Quand je suis entrée dans la 708, je me suis sentie vraiment bien. Pour la première fois, c’était un peu comme si j’étais chez moi. J’ai aimé l’odeur, la couleur du tapis, la place de la table et du lit, le silence… J’ai dû faire un effort pour résister à l’envie d’aller m’affaler dans le fauteuil près du lit. Tout à coup, je m’en foutais de l’urgence, des quinze minutes maximum pour nettoyer, de Filippina, d’être virée, de tout. Je sais pas ce qui m’a pris, j’ai ouvert le placard et je me suis mise à sentir les habits. Je crois que je voulais vérifier que c’était bien un homme, parce que j’ai aperçu une mèche de cheveux gris de femme sur la table de nuit. Il y avait un pantalon, un pull et une veste, rien d’autre. Est-ce qu’il a les cheveux longs et gris, le type de la 708? Ça a piqué ma curiosité. Et c’est à ce moment-là que j’ai entendu l’eau dans la salle de bains. Comme un robinet qu’on tourne, avec le jet qui s’écoule dans le lavabo. J’ai vite refermé les portes de la penderie, paniquée, et j’ai attrapé les draps pour commencer à les plier. J’ai réalisé qu’il était encore temps de m’éclipser en douce, alors j’ai lâché les draps, mais je me suis mise à douter: et si je me faisais attraper en train de m’enfuir dans le couloir comme une voleuse, qu’est-ce que je dirais pour m’expliquer?

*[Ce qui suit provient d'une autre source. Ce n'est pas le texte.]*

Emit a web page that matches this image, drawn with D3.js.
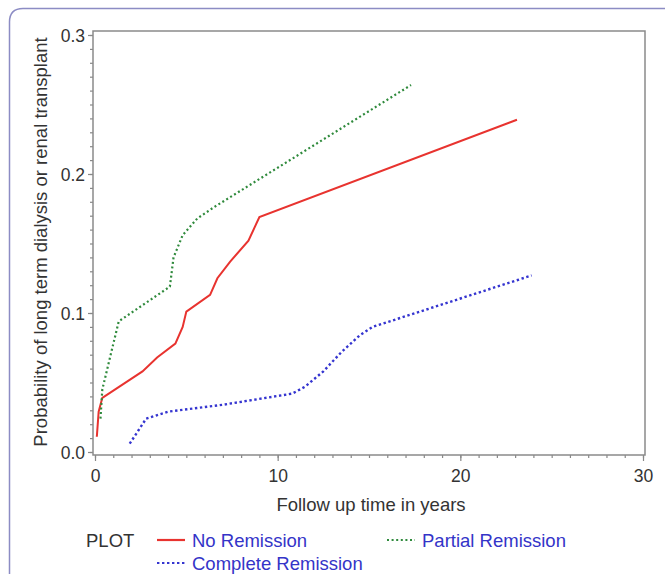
<!doctype html>
<html>
  <head>
    <meta charset="utf-8">
    <title>Probability of dialysis or transplant</title>
    <script src="https://cdnjs.cloudflare.com/ajax/libs/d3/7.8.5/d3.min.js"></script>
    <style>
      body { margin: 0; background: #fff; }
      text { font-family: "Liberation Sans", Arial, sans-serif; }
    </style>
  </head>
  <body>
    <div id="chart"></div>
    <script>

    // data: [years, probability]
    let noRemission = [[0.1, 0.011], [0.2, 0.029], [0.4, 0.039], [2.6, 0.058], [3.4, 0.068],
      [4.4, 0.078], [4.8, 0.090], [5.0, 0.101], [6.3, 0.113], [6.7, 0.125], [7.4, 0.137],
      [8.4, 0.152], [9.0, 0.169], [23.1, 0.239]];
    let partialRemission = [[0.3, 0.024], [0.4, 0.045], [1.3, 0.094], [4.1, 0.119], [4.3, 0.140],
      [4.8, 0.156], [5.6, 0.168], [6.5, 0.176], [17.3, 0.264]];
    let completeRemission = [[1.9, 0.006], [2.4, 0.016], [2.8, 0.024], [4.0, 0.029], [7.0, 0.034],
      [10.8, 0.042], [11.5, 0.047], [12.5, 0.058], [13.5, 0.072], [14.5, 0.084], [15.2, 0.090],
      [23.9, 0.127]];

    let xMajor = [0, 10, 20, 30];
    let yMajor = [0.0, 0.1, 0.2, 0.3];
    let seriesNames = ["No Remission", "Partial Remission", "Complete Remission"];

    let svg = d3.select("#chart").append("svg")
      .attr("width", 665)
      .attr("height", 574);

    // outer page frame
    svg.append("path")
      .attr("d", "M9.5,574 L9.5,22 Q9.5,8.5 23,8.5 L665,8.5")
      .style("fill", "none")
      .style("stroke", "#8c8cc4")
      .style("stroke-width", 1.5);

    let x = d3.scaleLinear().domain([0, 30]).range([95, 643]);
    let y = d3.scaleLinear().domain([0, 0.3]).range([452, 35]);

    // minor + major ticks
    let xMinor = svg.append("g").attr("transform", "translate(0,455)")
      .call(d3.axisBottom(x).tickValues(d3.range(0, 31)).tickSize(3).tickFormat(""));
    let xAxis = svg.append("g").attr("transform", "translate(0,455)")
      .call(d3.axisBottom(x).tickValues(xMajor).tickSize(6).tickPadding(9).tickFormat(d3.format("d")));
    let yMinor = svg.append("g").attr("transform", "translate(93,0)")
      .call(d3.axisLeft(y).tickValues(d3.range(0, 31).map(d => d / 100)).tickSize(3).tickFormat(""));
    let yAxis = svg.append("g").attr("transform", "translate(93,0)")
      .call(d3.axisLeft(y).tickValues(yMajor).tickSize(5).tickPadding(3).tickFormat(d3.format(".1f")));

    [xMinor, xAxis, yMinor, yAxis].forEach(g => {
      g.select(".domain").remove();
      g.selectAll("line").style("stroke", "#888").style("stroke-width", 1.2);
      g.selectAll("text").style("font-size", "17.5px").style("fill", "#333")
        .style("font-family", "'Liberation Sans', Arial, sans-serif");
    });
    yAxis.selectAll("text").attr("dy", "0.36em");

    // plot frame
    svg.append("rect")
      .attr("x", 93).attr("y", 31)
      .attr("width", 552).attr("height", 424)
      .style("fill", "none")
      .style("stroke", "#8a8a8a")
      .style("stroke-width", 1.5);

    let line = d3.line().x(d => x(d[0])).y(d => y(d[1]));

    svg.append("path").datum(noRemission)
      .attr("d", line)
      .style("fill", "none").style("stroke", "#e8332f").style("stroke-width", 2);
    svg.append("path").datum(partialRemission)
      .attr("d", line)
      .style("fill", "none").style("stroke", "#2f8a3c").style("stroke-width", 2.2)
      .style("stroke-dasharray", "2,2.6");
    svg.append("path").datum(completeRemission)
      .attr("d", line)
      .style("fill", "none").style("stroke", "#3535d0").style("stroke-width", 2.4)
      .style("stroke-dasharray", "2.4,2.6");

    // axis titles
    svg.append("text")
      .attr("x", 371).attr("y", 511)
      .text("Follow up time in years")
      .style("text-anchor", "middle")
      .style("font-size", "18.5px").style("fill", "#333");

    svg.append("text")
      .attr("transform", "translate(47,242) rotate(-90)")
      .text("Probability of long term dialysis or renal transplant")
      .style("text-anchor", "middle")
      .style("font-size", "18.5px").style("fill", "#333");

    // legend
    svg.append("text")
      .attr("x", 86).attr("y", 547)
      .text("PLOT")
      .style("font-size", "18.5px").style("fill", "#333");

    let legendItems = [
      { x: 157, y: 540, color: "#e8332f", dash: null },
      { x: 387, y: 540, color: "#2f8a3c", dash: "2,2.6" },
      { x: 157, y: 563, color: "#3535d0", dash: "2.4,2.6" }
    ];
    legendItems.forEach((d, i) => {
      svg.append("line")
        .attr("x1", d.x).attr("x2", d.x + 28)
        .attr("y1", d.y).attr("y2", d.y)
        .style("stroke", d.color).style("stroke-width", 2.2)
        .style("stroke-dasharray", d.dash);
      svg.append("text")
        .attr("x", d.x + 35).attr("y", d.y + 7)
        .text(seriesNames[i])
        .style("font-size", "18.5px").style("fill", "#3434c8");
    });

    </script>
  </body>
</html>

Mes jambes étaient en compote, mon cœur battait à toute allure. J’ai même jeté un œil au balcon pour voir si je pouvais sauter. J’avais envie de disparaître. J’avais du mal à respirer, ma gorge me grattait. Je me suis mise à tousser, c’était plus fort que moi. La porte s’est ouverte et j’ai vu apparaître un homme, en peignoir, d’une cinquantaine d’années, les cheveux courts. J’avais honte. Il m’a dit qu’il était désolé, que parfois il s’endormait sur les toilettes le matin parce qu’il prenait des somnifères la veille, sinon il passait la nuit à «cogiter et déambuler».
J’ai dû faire une drôle de tête, parce que j’ai vu une image passer devant mes yeux: il avait les cheveux tout blancs, très longs, il portait une robe verte et avançait dans ma direction. C’était devenu un vieil homme rabougri, en train de pousser son déambulateur dans les couloirs vides et mal éclairés. J’ai senti que l’homme de la chambre me fixait avec ses yeux bleus creusés, alors j’ai fermé les paupières plusieurs fois et à toute vitesse pour que l’image s’en aille, comme quand on mate un film de zombies avec mes gosses pour leur faire plaisir. Soudain, l’homme a mis ses bras devant lui en fermant les yeux et il a éclaté de rire. Je sais pas s’il voulait me faire peur, ou s’il voulait me montrer ce qui lui arrivait la nuit. J’ai fait un pas en arrière. La porte de la chambre était loin. Plus je tremblais, plus il riait.
Sans réfléchir, j’ai balbutié que je ferais la chambre plus tard, j’ai serré les dents sans attendre sa réaction et je suis sortie comme une flèche, j’avais peur qu’il m’attrape avec ses bras pendants. J’ai couru longtemps.